Kral, feodal bir savaş ağası olmaktan çıkmış, artık profesyonel bir komutandı. 1346’da Normandiya’yı işgal eder ve profesyonel ordusu, bu hayati kıyıyı açarak Fransa’nın eski moda feodal şövalyelerini mağlup eder. Calais bir süre direnir ve sonunda teslim olduğunda Edward cezalandırılması gerektiğini duyurur. Şehrin anahtarları, asılmak için boyunlarına ip geçirilmiş ve yalınayak bir şekilde, şehrin önde gelen 6 çobanının elleriyle teslim edilecekti. İngiliz kraliçesi Philippa, geldiklerinde halkın gözlerinin önünde dizlerinin üstüne düşüp çobanların hayatta kalması için yalvarır, Edward karşılık olarak da kraliçenin isteğini kabul eder. Bu muhteşem pantomim, Edward’ın artık bir sanata dönüştürmekte olduğu kraliyet tiyatrosunun bir parçasıydı. Kralın hayatı yavaşça halka açık bir gösteriye dönüşüyordu. Mahkemesi şövalyelerin eviydi, lortlarına ve şövalyelerine dramda roller verildi. Savaşı, vergileri ve sadakati bir araya getirmek için kurnazca bir araçtı. Kraliçenin bu iş içindeki yeri kralınki kadar önemliydi. Mahkeme hanımlarına, şövalye davranışı hakimlerine önderlik etti ve kocasının adaletiyle çatışan merhametin kaynağı rolünü oynadı. Bu dini bir göndermeydi. Halk, ilahi yargıya karşı aracılık edecek ve koruma sağlayacak olan cennetin kraliçesi Meryem Ana’ya bağlılık göstermeye teşvik edildi. Tanrı’nın kendilerini ölümle cezalandırdığına inanan insanlar şefaate umutsuzca ihtiyaç duydu.

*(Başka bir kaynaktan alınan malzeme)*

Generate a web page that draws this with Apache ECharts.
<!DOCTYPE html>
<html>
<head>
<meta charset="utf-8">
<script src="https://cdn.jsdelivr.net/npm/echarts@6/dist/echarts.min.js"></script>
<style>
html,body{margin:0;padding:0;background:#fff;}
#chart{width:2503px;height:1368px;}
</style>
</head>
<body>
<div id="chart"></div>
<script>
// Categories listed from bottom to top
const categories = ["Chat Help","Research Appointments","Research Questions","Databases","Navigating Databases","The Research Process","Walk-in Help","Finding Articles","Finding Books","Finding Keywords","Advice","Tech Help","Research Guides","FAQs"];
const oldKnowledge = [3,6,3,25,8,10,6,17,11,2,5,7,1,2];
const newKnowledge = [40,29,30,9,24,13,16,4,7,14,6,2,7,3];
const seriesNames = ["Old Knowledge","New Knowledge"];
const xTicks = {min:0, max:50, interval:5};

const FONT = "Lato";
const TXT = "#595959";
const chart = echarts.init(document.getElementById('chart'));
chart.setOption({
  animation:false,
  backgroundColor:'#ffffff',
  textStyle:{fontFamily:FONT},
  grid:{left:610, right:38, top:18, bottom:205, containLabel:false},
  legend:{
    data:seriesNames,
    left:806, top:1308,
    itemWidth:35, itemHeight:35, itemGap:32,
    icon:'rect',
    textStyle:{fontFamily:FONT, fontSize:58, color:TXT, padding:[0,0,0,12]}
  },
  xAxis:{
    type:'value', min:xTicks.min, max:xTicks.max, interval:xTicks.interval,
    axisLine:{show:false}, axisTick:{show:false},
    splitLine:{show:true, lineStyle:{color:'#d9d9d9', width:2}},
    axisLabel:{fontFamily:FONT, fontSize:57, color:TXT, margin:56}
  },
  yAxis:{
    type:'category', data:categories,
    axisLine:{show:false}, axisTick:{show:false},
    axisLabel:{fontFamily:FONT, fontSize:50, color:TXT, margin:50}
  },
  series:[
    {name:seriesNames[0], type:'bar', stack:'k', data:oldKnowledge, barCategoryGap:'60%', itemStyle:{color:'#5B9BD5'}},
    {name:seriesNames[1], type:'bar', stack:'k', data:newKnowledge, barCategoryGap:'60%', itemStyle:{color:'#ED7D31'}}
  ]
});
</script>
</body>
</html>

Kara Ölüm haziran 1348’de Weymouth’a ziyarete gelir. Bir yıldan az bir sürede bütün ülke sarsıldı. Hiç kimse ne olduğunu anlayamadı. Birisi enfekte olduğunda kasık, boyun ve koltuk altında büyük, kötü kokulu şişlikler gelişiyordu. Hasta 2-3 gün içinde ölüyordu. Hastalık nüfusun üçte birinden fazlasını öldürdü ve 1350’de İngiltere’nin nüfusu 1315’inkinin yarısına düşmüştü. Bütün bu ölümlerin ortasında kraliyet tiyatrosu devam etti. Edward, Windsor’daki Saint Georges Şapeli‘ne dayanan bir Arthur dramının 2 turnuva takımı tarafından oynandığı Jartiyer Düzeni’ni yaratır. Kale, gösteri için yeniden inşa edilir.

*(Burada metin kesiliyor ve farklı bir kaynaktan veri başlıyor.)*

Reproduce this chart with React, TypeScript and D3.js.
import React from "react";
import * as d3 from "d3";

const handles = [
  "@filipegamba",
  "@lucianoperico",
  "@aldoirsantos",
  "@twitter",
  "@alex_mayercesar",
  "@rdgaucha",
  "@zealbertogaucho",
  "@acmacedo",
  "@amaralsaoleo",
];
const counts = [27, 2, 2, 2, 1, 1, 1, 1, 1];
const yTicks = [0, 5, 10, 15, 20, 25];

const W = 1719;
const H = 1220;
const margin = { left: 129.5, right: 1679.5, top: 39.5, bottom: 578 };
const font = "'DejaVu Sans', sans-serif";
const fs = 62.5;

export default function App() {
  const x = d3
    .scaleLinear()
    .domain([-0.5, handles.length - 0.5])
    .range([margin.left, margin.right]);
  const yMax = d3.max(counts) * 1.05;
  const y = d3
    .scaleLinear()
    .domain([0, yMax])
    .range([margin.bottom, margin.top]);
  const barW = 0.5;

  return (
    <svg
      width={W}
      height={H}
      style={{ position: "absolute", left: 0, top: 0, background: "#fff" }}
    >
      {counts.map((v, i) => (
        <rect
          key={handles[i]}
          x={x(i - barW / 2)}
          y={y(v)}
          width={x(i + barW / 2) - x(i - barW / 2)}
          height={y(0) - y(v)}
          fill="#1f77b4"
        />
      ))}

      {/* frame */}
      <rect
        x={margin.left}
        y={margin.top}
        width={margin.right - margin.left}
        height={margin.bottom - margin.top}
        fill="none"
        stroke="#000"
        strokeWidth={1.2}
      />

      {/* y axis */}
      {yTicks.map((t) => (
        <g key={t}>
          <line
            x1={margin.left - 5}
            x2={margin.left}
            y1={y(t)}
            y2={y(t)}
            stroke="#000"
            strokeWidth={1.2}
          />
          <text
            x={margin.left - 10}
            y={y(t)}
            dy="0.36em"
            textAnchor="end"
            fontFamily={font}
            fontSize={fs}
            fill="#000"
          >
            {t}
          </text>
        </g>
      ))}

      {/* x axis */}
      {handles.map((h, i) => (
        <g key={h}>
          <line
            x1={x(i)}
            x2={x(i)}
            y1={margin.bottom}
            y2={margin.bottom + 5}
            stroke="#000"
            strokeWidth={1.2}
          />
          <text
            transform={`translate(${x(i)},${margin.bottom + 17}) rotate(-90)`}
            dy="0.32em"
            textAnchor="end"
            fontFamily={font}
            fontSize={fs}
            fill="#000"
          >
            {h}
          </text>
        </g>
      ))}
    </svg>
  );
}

Şövalye olma hayalleri ile kendisine bağlı soylular ve parlamentoda savaş için fon sağlayan eyaletler ve kasabalar sayesinde Fransa’yla olan savaş hala devam edebilirdi. 1356’da Poitiers’de bir başka belirleyici zafer, Fransa’yı çökme noktasına getirir. Buna rağmen iki ülkenin de içinde bulunduğu durum yüzünden iş işten geçmiş, savaş kolayca sona erdirilemezdi. Soylular ve askerler durmaksızın yağmalanıyor, kralın ise tek geliri onun hastalıktan solmuş nüfusundan ziyade büyük fidyelerden geliyordu. Adından da anlaşıldığı üzere bu savaş yüz yıl sürecektir. Edward 65 yaşında 1377’de vefat ettiğinde, İngiltere’nin kasaba halkı ve köylüleri yaşlı adamdan çoktan bıkmıştı. Kralın en büyük oğlu ‘Kara Prens’ Edward şövalyelerin baş tacıydı ve çok popülerdi ama maalesef kraldan bir yıl önce öldü. Tahtın halefi Kara Prens’in 10 yaşındaki oğlu Richard’a kalsa da gerçek güç amcası John’dadır. Böylece Windsor’lu Edward III’ün hikayesi son bulur.